4. I have considered the submissions made on behalf of the parties.
5. The object of Order 12 Rule VI of the Code of Civil Procedure 1908 is
to expedite trials and to enable a party to obtain a speedy judgement
at least to the extent of the reliefs which have admitted by the
defendant. This Rule can be invoked at any stage of the suit. The
Rule is enabling, discretionary and permissive. Basically, the Rule
permits the Court to sift through unworthy defences and relegate the
parties to trial to only on that aspect of the suit which requires
adjudication.
6. From the facts and circumstances of the case and the pleadings and
documents relied on by the parties in my view, the admitted facts
which emerge are as follows:
(a) The respondent has duly received and appropriated the
entirety of the principal sum of Rs. 40 lakhs paid by the
petitioner.
(b) The respondent has also made payment of the interest
component for a substantial period which is a categorical
admission of liability of the respondent.
(c) The respondent has also signed Confirmation of Accounts for
the year ending 31st March, 2015, 31st March, 2016 and 31st
March, 2017 and 31st March, 2018 which is a clear and
categorical admission of liability by the respondent towards
principal and interest.
7. Accordingly, in my view, the respondent has clearly, unambiguously
and unequivocally admitted its liability to the petitioner both towards
principal and towards interest. The claim of the petitioner is for a
present debt and such debt has become repayable upon demand by
the petitioner.
8. I also do not find any merit in the defence raised on behalf of the
respondent. There is no evidence whatsoever to substantiate the fact
that the petitioner is a money lender or is in the business of money
lending as contemplated under the Bengal Money Lenders Act, 1940
[Sitaram Poddar vs Bhagirath Chowdhury (2011) 2 CHN 969 at para
17, Bipin Vazirani Vs. V. Raheja Design Construction Private Limited
and Anr. 2018 SCC Online Bom 19972 at para 7).
9. It is next contended that the suit is not maintainable on the ground
that the same has been instituted in the name of the HUF. Thus, it is
urged that since the HUF is not a juristic entity it lacks competence to
file a suit. I find that, though the suit is filed in the name of the HUF,
it is the Karta who is described as representing the HUF both in the
body of the plaint and the cause title. Thus, the Karta is clearly shown
and named. The suit has been filed by the HUF through the Karta.

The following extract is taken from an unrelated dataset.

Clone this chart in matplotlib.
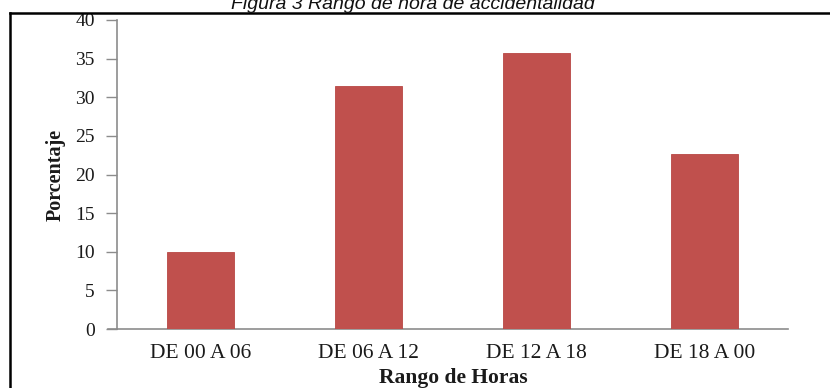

The transaction has been entered into by the Karta and it is
reasonably clear who the real parties to this suit are. Thus, I find no
merit in this contention (Shri Ganeshmull Surana vs Nagraj Surana
AIR 1953 Calcutta 294 at para 17).
10. The bare denial of the respondent in disputing the signature in the
loan confirmation statements is also without substance. There is also
no substance in the defence that the respondent has handed over
three antique paintings and three antique wall mirrors to square up
the loan of the petitioner or such agreement was entered into by and
between the parties. Admittedly, no written agreement exists between
the parties wherefrom it appears that there was any such agreement
by and between the parties. Thus, no credence can be given to the
defence. In any event, the story of the respondent is contradictory and
self defeating. If there is no outstanding amount repayable to the
petitioner, then why an attempt to square off the same? Accordingly, I
do not believe the story put forward by the defendant.
11. In view of the aforesaid, there shall be a decree for judgment upon
admission for a sum of Rs.58,50,137/- particulars whereof appear at
paragraph 17 of the application. The remaining claim of the
respondent stands relegated to trial. Insofar as the prayer for security
and injunction is concerned, liberty is granted to the plaintiff to take
necessary steps in accordance with law, if the decree remains
unsatisfied.
12. With the aforesaid directions, GA 1/2021 stands allowed.